* DATA SECTION *
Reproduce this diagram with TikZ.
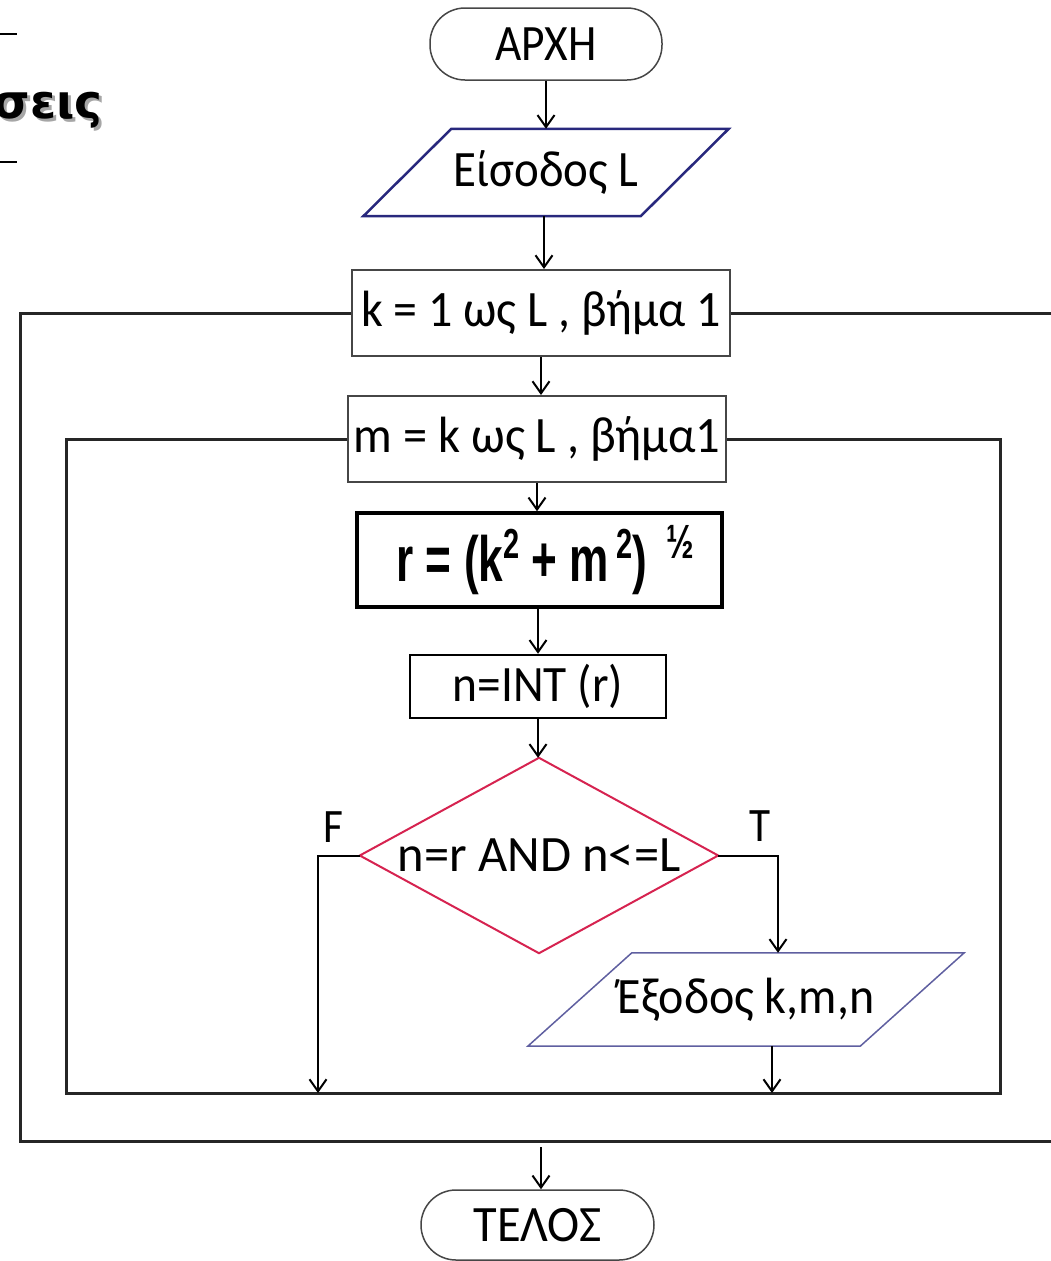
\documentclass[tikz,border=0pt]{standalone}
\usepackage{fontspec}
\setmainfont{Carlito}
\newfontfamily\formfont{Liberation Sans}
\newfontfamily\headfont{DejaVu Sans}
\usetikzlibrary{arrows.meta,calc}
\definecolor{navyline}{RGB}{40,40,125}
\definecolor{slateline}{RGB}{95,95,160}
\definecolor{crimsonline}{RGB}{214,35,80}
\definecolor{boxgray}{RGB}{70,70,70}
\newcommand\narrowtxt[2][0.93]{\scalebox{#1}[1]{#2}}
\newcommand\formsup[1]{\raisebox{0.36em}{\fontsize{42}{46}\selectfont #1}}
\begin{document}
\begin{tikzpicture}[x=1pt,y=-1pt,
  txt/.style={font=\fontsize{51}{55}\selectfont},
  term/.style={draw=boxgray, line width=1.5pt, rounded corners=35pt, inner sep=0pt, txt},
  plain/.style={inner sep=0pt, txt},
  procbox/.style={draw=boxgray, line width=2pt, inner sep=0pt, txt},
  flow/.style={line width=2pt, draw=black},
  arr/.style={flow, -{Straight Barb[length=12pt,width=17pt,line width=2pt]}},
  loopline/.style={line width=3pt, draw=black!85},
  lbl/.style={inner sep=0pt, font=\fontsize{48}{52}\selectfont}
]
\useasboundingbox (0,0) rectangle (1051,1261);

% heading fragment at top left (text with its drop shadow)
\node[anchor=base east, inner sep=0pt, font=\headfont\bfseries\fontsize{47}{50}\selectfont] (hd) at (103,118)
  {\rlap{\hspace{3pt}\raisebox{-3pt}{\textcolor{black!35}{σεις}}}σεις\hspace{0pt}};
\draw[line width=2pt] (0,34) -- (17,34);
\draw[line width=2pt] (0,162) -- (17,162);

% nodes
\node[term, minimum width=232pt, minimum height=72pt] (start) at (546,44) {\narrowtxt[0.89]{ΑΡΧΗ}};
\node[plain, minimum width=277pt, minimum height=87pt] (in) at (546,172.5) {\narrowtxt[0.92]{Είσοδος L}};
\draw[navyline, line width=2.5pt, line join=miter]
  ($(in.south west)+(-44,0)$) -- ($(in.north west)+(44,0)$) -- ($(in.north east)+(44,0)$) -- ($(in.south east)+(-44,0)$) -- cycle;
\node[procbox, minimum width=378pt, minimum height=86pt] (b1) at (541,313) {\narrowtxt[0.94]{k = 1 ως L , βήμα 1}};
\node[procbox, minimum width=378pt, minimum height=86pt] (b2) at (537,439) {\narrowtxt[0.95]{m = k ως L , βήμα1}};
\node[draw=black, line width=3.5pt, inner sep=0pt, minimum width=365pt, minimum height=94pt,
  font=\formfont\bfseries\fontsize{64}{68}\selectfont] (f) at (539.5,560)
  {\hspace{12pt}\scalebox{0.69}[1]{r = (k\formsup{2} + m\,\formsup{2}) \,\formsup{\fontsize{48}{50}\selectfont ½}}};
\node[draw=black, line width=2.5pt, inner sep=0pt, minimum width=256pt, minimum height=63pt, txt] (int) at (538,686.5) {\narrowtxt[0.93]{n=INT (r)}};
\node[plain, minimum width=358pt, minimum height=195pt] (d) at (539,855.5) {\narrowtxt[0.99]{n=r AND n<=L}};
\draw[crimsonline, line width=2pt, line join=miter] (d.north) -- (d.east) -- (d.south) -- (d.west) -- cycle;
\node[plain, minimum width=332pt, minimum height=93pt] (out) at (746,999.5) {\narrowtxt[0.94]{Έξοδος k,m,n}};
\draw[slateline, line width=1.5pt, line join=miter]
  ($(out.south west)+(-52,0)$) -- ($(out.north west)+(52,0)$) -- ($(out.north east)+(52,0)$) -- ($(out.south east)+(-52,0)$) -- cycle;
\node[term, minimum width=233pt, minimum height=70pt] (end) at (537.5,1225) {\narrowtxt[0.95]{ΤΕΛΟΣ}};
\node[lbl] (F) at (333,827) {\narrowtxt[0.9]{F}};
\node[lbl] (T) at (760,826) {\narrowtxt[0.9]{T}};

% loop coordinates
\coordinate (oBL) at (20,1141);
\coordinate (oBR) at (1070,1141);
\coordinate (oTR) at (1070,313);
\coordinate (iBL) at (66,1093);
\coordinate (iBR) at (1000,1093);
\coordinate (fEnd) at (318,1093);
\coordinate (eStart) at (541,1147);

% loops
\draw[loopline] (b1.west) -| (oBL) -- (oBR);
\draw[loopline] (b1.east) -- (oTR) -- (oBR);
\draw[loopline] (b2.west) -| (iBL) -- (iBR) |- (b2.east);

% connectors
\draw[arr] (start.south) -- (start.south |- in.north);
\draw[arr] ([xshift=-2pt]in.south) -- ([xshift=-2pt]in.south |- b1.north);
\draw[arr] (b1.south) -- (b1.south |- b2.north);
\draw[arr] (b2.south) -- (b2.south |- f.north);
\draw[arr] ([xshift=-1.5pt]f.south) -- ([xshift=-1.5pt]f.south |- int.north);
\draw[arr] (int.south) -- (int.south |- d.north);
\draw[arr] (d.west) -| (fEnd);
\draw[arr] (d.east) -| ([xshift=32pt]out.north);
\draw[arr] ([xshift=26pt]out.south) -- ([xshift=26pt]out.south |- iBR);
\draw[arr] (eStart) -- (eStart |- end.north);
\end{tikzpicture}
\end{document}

* SHORT TASK *
Collect each line holding the string "with".

* RESULT OF THIS EXERCISE *
Reproduce this diagram with TikZ.
% heading fragment at top left (text with its drop shadow)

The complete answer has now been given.